OSLO, Nov 6 (Reuters) – Oil services firm Aker Solution reported an unexpected rise in new orders on Wednesday and predicted robust tendering ahead, relieving investors who expected the firm to be hit by the sector's investment slowdown.
Norway's Aker Solution, which focuses on offshore work in places like the North Sea, Brazil and West Africa, said it collected 11.9 billion crowns ($2 billion) of new orders, well ahead of expectations for 7.3 billion, even as its profit figures missed expectations.
"We combined a decent third quarter with a prosperous market outlook, though with somewhat higher uncertainties than in recent years," Executive Chairman Oeyvind Eriksen said.
"Tender activity during the third quarter was robust, supporting expectations for further growth even as many oil companies have become more concerned with preserving cash."
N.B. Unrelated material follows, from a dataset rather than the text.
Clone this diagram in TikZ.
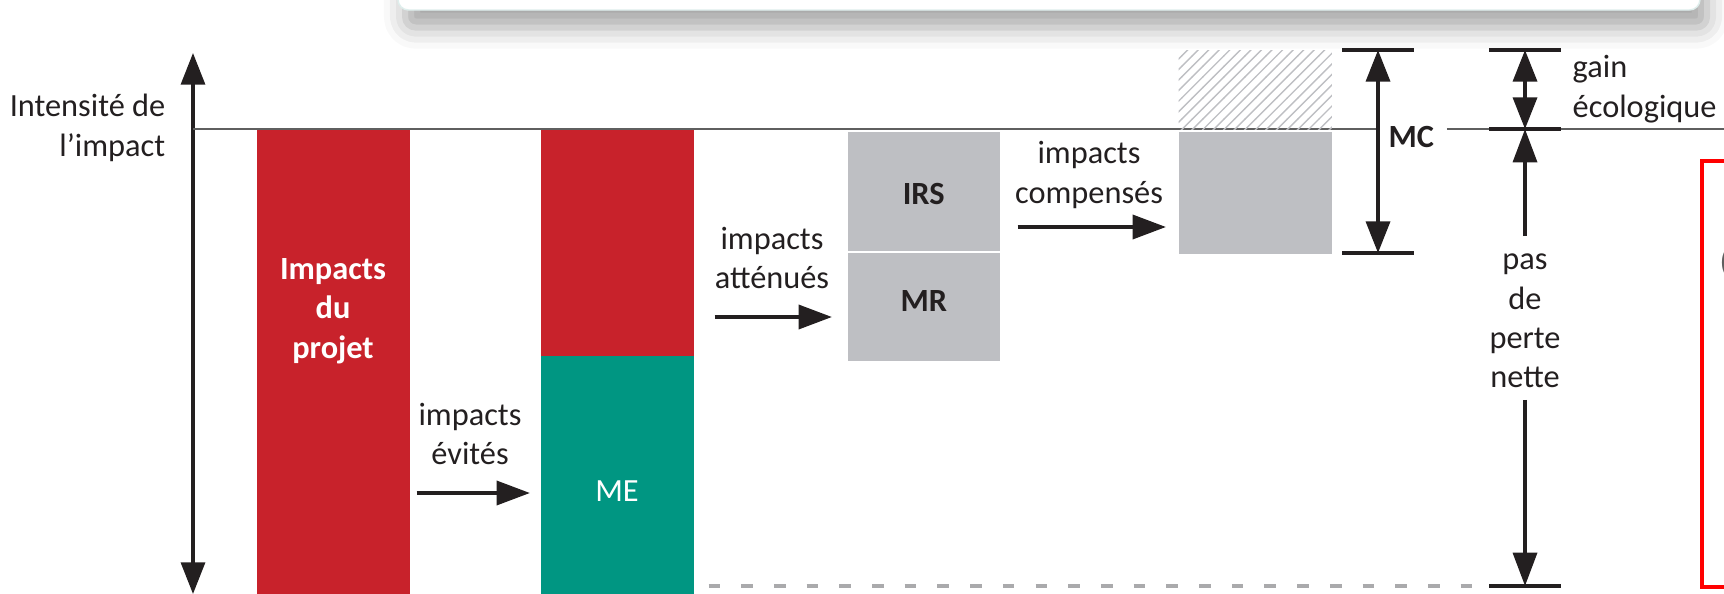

Oil firms around the globe have cut back capital spending, preserving cash for dividends as years of robust growth has pushed free cashflow into the red and pushed up costs for everything from labour to equipment.
Despite the caution, investors focused on the order increase and the tendering outlook, sending the stock to 88.05 crowns by 0835 GMT, well ahead of the 0.2 percent rise in the European oil and gas index.
Prior to Wednesday's jump, the stock had underperformed the index, falling 7 percent over the previous three months against a rise of 7 percent in the benchmark, as Aker Solutions suffered from a slowing order intake, weak execution of some key projects and easing growth in global oil and gas investments.